Part I: It Came From Something Awful Book Review
Y'all, it's been far too long since I've taken to the keyboard. While I have pages of scribbled notes and ideas to flush out, I just finished reading It Came From Something Awful by Dale Beran and feel compelled to share some reactions and evolving thinking on the ideas explored in the book.
I'd venture to say Nate wasn't exaggerating when he pressed the urgency of grabbing a copy in a recent Takes & Typos newsletter “A Syllabus for the Manosphere”. This might be the most important book of the last ten years (up there with Timothy Snyder's On Tyranny). I wish folks were reading this book with the obsessiveness in which they’re consuming The Anxious Generation by Jonathan Haidt. It does a far better, fact-based job of explaining what's happening with social media, echo chambers and the identity crisis facing young people today. It doesn't pander to over-anxious parents or those who want to blame phones and social media for everything. However, it’s less palatable, facing an ugly, gross truth about the pursuit of belonging, validity and self-worth in online spaces.
Beran’s writing is precise and methodical, guiding readers through a dense web of historical and cultural currents. While the book tackles many urgent questions about toxic online spaces, I want to highlight a few threads that struck a personal chord—shaped by my time in online forums, the books I’ve read, my teaching, and ongoing conversations about toxic masculinity and the manosphere.
Thread 1: Yes, our current version of fascism meets white supremacy is real. The step by step walk down history lane in this book is 🇮🇹🧑🍳💋. At first glance you might think linking 4chan to 8kun to Charlottesville to the Trump administration is hyperbolic until you read this book. While depressing, you can't ignore the facts. There is a clear through line, a cause and effect sequence of events that bring us to where we are now. I think we all want to believe that key historical and cultural events are not connected to each other, but Beran forces us to face reality.
Thread 2: Consumerism, capitalism and misogyny are bedfellows.
Y'all have probably read Naomi Klein's No Logo (cited frequently in this book) and maybe some other arguments about manufactured masculinity and femininity and the evolutionary ideal that attraction, identity, and social validity come from economic power. The way Beran unpacks this complex dynamic, though, is really remarkable.

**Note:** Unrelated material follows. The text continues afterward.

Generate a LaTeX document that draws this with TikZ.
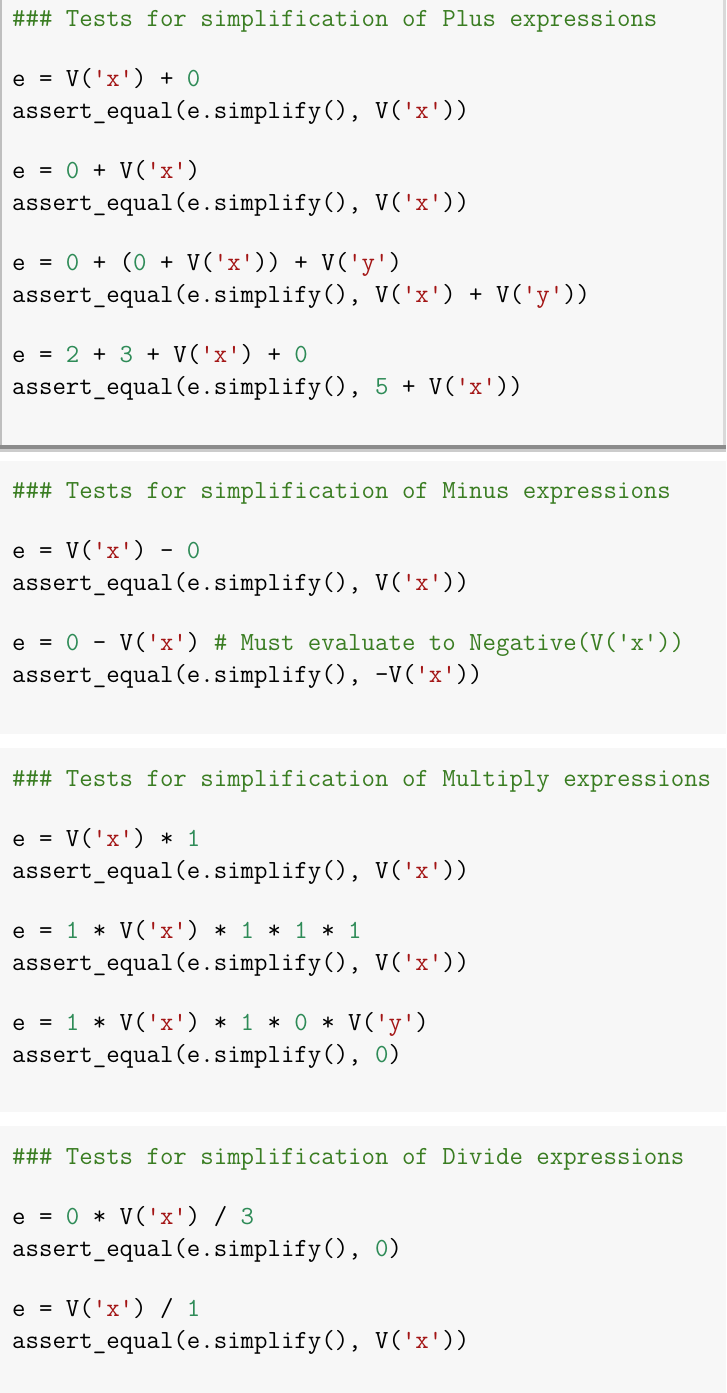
\documentclass[tikz,border=0pt]{standalone}
\usepackage{fontspec}
\setmonofont{Latin Modern Mono}
\definecolor{bgc}{HTML}{F7F7F7}
\definecolor{strc}{HTML}{A31515}
\definecolor{numc}{HTML}{2E8B57}
\definecolor{comc}{HTML}{3A7D22}
\newcommand\kstr[1]{\textcolor{strc}{#1}}
\newcommand\knum[1]{\textcolor{numc}{#1}}
\newcommand\kcom[1]{\textcolor{comc}{#1}}
\newcommand\codeln[3]{\node[code] (#1) at (12,-#2) {#3};}
\begin{document}
\begin{tikzpicture}[x=1pt,y=1pt,
  code/.style={anchor=base west,inner sep=0pt,font=\fontsize{26.1}{28}\ttfamily,text=black},
  cell/.style={fill=bgc,draw=none}]
\useasboundingbox (0,0) rectangle (726,-1393);
\fill[white] (0,0) rectangle (726,-1393);
% cell backgrounds
\fill[black!45] (0,-444) rectangle (726,-449);
\fill[black!20] (0,-449) rectangle (726,-452);
\fill[cell] (0,0) rectangle (726,-445);
\fill[black!25] (0,0) rectangle (2,-445);
\fill[black!15] (723,0) rectangle (726,-445);
\fill[cell] (0,-461) rectangle (726,-734);
\fill[cell] (0,-748) rectangle (726,-1112);
\fill[cell] (0,-1126) rectangle (726,-1393);
% cell 1
\codeln{a1}{26}{\kcom{\#\#\# Tests for simplification of Plus expressions}}
\codeln{a2}{86}{e = V(\kstr{'x'}) + \knum{0}}
\codeln{a3}{118}{assert\_equal(e.simplify(), V(\kstr{'x'}))}
\codeln{a4}{178}{e = \knum{0} + V(\kstr{'x'})}
\codeln{a5}{210}{assert\_equal(e.simplify(), V(\kstr{'x'}))}
\codeln{a6}{270}{e = \knum{0} + (\knum{0} + V(\kstr{'x'})) + V(\kstr{'y'})}
\codeln{a7}{302}{assert\_equal(e.simplify(), V(\kstr{'x'}) + V(\kstr{'y'}))}
\codeln{a8}{362}{e = \knum{2} + \knum{3} + V(\kstr{'x'}) + \knum{0}}
\codeln{a9}{394}{assert\_equal(e.simplify(), \knum{5} + V(\kstr{'x'}))}
% cell 2
\codeln{b1}{498}{\kcom{\#\#\# Tests for simplification of Minus expressions}}
\codeln{b2}{558}{e = V(\kstr{'x'}) - \knum{0}}
\codeln{b3}{590}{assert\_equal(e.simplify(), V(\kstr{'x'}))}
\codeln{b4}{650}{e = \knum{0} - V(\kstr{'x'}) \kcom{\# Must evaluate to Negative(V('x'))}}
\codeln{b5}{682}{assert\_equal(e.simplify(), -V(\kstr{'x'}))}
% cell 3
\codeln{c1}{786}{\kcom{\#\#\# Tests for simplification of Multiply expressions}}
\codeln{c2}{846}{e = V(\kstr{'x'}) * \knum{1}}
\codeln{c3}{878}{assert\_equal(e.simplify(), V(\kstr{'x'}))}
\codeln{c4}{938}{e = \knum{1} * V(\kstr{'x'}) * \knum{1} * \knum{1} * \knum{1}}
\codeln{c5}{970}{assert\_equal(e.simplify(), V(\kstr{'x'}))}
\codeln{c6}{1030}{e = \knum{1} * V(\kstr{'x'}) * \knum{1} * \knum{0} * V(\kstr{'y'})}
\codeln{c7}{1062}{assert\_equal(e.simplify(), \knum{0})}
% cell 4
\codeln{d1}{1164}{\kcom{\#\#\# Tests for simplification of Divide expressions}}
\codeln{d2}{1224}{e = \knum{0} * V(\kstr{'x'}) / \knum{3}}
\codeln{d3}{1256}{assert\_equal(e.simplify(), \knum{0})}
\codeln{d4}{1316}{e = V(\kstr{'x'}) / \knum{1}}
\codeln{d5}{1348}{assert\_equal(e.simplify(), V(\kstr{'x'}))}
\end{tikzpicture}
\end{document}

The idea that toxic masculinity and misogyny sell isn’t new, but I don’t think it’s analyzed or critiqued enough in public spaces. I immediately thought of Rogan, Tate, and so many other misogynists fomenting bitterness and promoting their men’s rights nonsense . When I read this section of the book, I was reminded of the PBS documentary Merchants of Cool. I used this documentary in my classroom to help students explore the relationship between consumerism and dissent, teaching them to be more critical about the ways in which marketers are manufacturing what it means to be cool in order to make money off of their angst or rejection of “normal.” Today, at the crossroads of discontentment, male fragility, and misogyny, big business sits waiting to take your hard earned cash, not giving one iota about who is hurt or marginalized in the process. Corporations don’t care if we bicker about what is/isn’t true about PizzaGate or whether or not women are inferior to men and should be subservient to their every whim and need. They care about lining their pockets.
Thread 3: We long for human connection & belonging even if it comes at a cost.
At our core, we want to be part of something–be it a small group of friends, a club of weirdos who take a spin class at 5am, or a band of unathletic people playing indoor soccer on a Sunday night (shout out to my teammates on Icepak FC). Since the term “identity politics” was created in 1973 and jumped into mainstream discourse in the 80, folks have wrestled with the benefits or limitations of intellectual debate around identity. To be clear, some folks build their entire identity on the deconstruction and rejection of identity politics.
I knew that 4chan, 8kun and similar sites thrived on creating a collective identity by rejecting the concept of identity, but I didn’t really really understand the extent of it until this book. Two examples from the book–the LGBT board and another board I can’t remember the name of right now. In these spaces, participants posted messages that revealed a deep sense of self-loathing and disenfranchisement. On these boards, others echoed those sentiments and, through the rejection of their identity, found belonging and community. Another example is when folks, struggling with mental health and depression shared suicide ideation, eventually saying goodbye to the community and taking their lives. Those stories really break my heart and yet I can’t help thinking about the way in which those people experienced human connection.
Just after I read this book, Nate and I watched Dear Kelly in which Andrew Callaghan follows the story of an older gentleman he meets at a “White Lives Matter” rally. In that documentary, Callaghan postulates how people join extremist/far right movements because they want security, significance, and connection, confirming the human desire for belonging.